The next way to fine tune your environment is to add custom commands to the command bar. This is done by selecting the “More commands…” button in the menu above. This will bring up a UI like below:



From here, any commands you frequently use can be added to the command bar. Because of this blog, I have a small window with only about 22 main commands. On my laptop, I have 55.




Another way to add these commands is to right click on any of the existing buttons and select “add to Quick Access Toolbar”



Note that I also put some of the visualization commands (like zoom) on the command bar. I can now access them from the bottom or the top of the screen.

During the ancient days of CAD (1990 for me) I used a CAD system that used numbers to cycle though the menu choices. After a while, you learned than hitting the keys 19234 ran a certain command. You no longer had to read the menus or use a graphics puck to pick them. The more “intuitive” mouse got rid of these (and slowed the experts down – but that’s a topic for another blog).

For those of us that still use the keyboard, you can do quite a few keyboard optimizations. Since I don’t always have my 3D mouse with me, I often set keyboard short cuts to be left hand keystrokes so I can leave my right hand on the mouse.

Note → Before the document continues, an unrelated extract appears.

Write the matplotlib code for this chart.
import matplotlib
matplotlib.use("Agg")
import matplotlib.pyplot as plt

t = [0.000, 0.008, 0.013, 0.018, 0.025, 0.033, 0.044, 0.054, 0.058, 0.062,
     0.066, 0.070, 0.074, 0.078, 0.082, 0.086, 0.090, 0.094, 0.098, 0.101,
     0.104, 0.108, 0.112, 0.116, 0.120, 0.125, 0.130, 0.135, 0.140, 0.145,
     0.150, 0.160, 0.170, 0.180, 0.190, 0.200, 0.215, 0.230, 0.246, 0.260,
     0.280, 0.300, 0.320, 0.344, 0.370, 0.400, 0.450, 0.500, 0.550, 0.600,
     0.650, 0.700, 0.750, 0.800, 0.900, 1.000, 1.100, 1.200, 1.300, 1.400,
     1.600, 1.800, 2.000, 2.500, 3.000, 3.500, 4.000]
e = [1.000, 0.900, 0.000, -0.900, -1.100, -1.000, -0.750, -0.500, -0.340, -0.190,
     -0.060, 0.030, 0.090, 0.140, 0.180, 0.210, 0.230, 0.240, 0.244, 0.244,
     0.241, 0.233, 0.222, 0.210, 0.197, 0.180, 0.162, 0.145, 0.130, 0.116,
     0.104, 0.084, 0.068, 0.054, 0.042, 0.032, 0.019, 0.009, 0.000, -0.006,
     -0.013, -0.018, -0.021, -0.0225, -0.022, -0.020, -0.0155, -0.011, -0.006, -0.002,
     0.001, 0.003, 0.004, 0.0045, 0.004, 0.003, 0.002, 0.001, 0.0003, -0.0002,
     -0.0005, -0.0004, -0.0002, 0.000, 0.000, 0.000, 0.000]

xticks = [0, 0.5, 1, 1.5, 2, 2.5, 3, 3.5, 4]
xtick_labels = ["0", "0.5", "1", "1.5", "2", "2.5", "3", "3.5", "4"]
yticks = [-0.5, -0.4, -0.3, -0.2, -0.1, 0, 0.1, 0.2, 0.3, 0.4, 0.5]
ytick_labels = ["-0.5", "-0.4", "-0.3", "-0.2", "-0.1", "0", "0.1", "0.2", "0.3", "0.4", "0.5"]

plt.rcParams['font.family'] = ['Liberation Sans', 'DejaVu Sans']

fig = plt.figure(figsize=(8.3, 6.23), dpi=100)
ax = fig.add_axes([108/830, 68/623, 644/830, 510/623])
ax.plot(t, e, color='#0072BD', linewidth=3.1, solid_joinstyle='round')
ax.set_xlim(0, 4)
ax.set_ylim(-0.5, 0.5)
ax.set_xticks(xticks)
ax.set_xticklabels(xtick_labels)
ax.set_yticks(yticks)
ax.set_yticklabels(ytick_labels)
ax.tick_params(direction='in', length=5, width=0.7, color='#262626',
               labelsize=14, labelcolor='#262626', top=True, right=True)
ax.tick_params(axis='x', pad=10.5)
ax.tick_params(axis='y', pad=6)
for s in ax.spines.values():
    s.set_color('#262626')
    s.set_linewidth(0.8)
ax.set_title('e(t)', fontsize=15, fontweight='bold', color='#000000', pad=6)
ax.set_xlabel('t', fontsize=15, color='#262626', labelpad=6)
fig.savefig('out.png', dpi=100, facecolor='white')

First, to help you find some of these options, hitting the “Alt” key brings up a menu overlay. If you want to run the select command in ST, you can hit ALT-H-S-E



If this is too long, you can assign specific keys to certain commands. Usign the same UI above, click on Keyboard. In the example below, I made Alt-Z do a “Fit” of my geometry. For Synchronous, I made F2 run the select command and F3 do dimensions.

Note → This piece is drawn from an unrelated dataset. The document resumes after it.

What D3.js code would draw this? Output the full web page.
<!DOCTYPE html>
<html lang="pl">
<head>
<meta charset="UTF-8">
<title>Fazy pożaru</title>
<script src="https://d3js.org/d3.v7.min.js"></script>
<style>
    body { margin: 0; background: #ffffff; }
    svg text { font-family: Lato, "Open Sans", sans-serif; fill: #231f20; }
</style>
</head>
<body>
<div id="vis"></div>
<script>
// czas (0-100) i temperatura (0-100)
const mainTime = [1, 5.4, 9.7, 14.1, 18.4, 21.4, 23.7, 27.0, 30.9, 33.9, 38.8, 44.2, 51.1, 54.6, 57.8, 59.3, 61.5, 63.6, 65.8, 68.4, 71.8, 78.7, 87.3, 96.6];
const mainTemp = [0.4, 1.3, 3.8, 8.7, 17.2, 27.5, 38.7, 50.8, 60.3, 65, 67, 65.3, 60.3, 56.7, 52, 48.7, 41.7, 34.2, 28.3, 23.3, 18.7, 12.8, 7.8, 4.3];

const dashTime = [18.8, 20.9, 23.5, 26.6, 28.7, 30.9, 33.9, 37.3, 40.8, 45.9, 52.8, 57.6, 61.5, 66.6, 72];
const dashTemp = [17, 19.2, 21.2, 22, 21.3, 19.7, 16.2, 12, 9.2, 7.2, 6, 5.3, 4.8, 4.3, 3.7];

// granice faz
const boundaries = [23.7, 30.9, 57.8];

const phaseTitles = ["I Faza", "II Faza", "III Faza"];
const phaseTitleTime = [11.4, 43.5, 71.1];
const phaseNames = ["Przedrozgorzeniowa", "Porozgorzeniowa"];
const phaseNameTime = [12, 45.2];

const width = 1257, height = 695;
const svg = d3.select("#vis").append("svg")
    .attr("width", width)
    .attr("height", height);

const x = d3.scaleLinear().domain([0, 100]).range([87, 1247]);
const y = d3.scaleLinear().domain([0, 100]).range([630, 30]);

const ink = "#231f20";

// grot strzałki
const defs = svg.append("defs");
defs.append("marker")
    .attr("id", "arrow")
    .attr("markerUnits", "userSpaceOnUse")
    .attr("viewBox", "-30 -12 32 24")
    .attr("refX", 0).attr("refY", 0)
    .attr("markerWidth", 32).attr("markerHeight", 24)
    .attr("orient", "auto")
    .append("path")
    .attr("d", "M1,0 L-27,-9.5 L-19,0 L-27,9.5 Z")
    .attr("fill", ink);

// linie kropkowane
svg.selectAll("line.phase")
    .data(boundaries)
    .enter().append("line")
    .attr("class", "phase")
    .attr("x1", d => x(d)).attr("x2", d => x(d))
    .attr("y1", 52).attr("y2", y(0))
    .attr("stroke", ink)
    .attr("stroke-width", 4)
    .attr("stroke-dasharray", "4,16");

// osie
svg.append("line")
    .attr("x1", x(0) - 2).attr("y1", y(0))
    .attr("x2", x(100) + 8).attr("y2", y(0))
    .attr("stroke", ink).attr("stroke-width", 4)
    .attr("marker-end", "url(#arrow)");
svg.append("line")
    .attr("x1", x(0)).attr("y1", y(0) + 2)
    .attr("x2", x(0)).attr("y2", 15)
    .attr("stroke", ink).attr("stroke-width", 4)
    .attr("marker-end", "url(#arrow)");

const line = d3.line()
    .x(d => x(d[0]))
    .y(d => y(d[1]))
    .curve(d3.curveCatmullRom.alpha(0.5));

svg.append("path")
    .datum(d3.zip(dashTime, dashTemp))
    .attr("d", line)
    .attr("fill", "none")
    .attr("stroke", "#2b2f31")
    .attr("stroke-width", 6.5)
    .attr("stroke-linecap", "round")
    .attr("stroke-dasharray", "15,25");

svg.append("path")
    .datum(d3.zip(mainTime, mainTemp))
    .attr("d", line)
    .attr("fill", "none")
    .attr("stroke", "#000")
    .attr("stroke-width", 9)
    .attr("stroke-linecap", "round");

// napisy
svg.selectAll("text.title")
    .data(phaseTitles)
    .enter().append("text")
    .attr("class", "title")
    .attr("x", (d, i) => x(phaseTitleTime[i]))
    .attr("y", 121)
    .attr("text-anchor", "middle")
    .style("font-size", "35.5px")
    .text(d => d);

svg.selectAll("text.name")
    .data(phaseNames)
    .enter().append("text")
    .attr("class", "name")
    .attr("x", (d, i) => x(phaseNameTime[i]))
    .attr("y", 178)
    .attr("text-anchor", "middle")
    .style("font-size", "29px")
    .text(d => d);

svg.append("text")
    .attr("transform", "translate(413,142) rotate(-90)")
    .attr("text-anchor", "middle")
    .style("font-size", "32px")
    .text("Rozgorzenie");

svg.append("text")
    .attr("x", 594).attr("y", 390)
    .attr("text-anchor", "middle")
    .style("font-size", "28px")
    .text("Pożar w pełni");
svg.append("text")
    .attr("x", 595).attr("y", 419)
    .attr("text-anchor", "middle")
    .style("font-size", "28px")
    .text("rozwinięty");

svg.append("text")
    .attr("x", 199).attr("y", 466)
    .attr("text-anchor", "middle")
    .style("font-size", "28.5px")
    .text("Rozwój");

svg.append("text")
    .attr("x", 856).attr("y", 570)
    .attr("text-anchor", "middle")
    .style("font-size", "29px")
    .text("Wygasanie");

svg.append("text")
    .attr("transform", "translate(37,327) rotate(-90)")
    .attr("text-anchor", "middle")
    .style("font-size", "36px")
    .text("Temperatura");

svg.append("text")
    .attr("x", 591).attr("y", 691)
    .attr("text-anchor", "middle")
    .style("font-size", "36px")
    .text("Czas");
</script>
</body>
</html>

The link below is a short video using the new configuration above. Because I’m using F2 for Select and F3 for dimensions you wan’t see my mouse moving away from where I am working nearly as much.

If you have a 3D mouse or extra buttons on your mouse, you can often assign these commands or keystrokes to those devices. Then, you don’t even have to use the keyboard or drag your mouse across the screen to click on the command. It’s all at your fingertips with less travel and less clicks.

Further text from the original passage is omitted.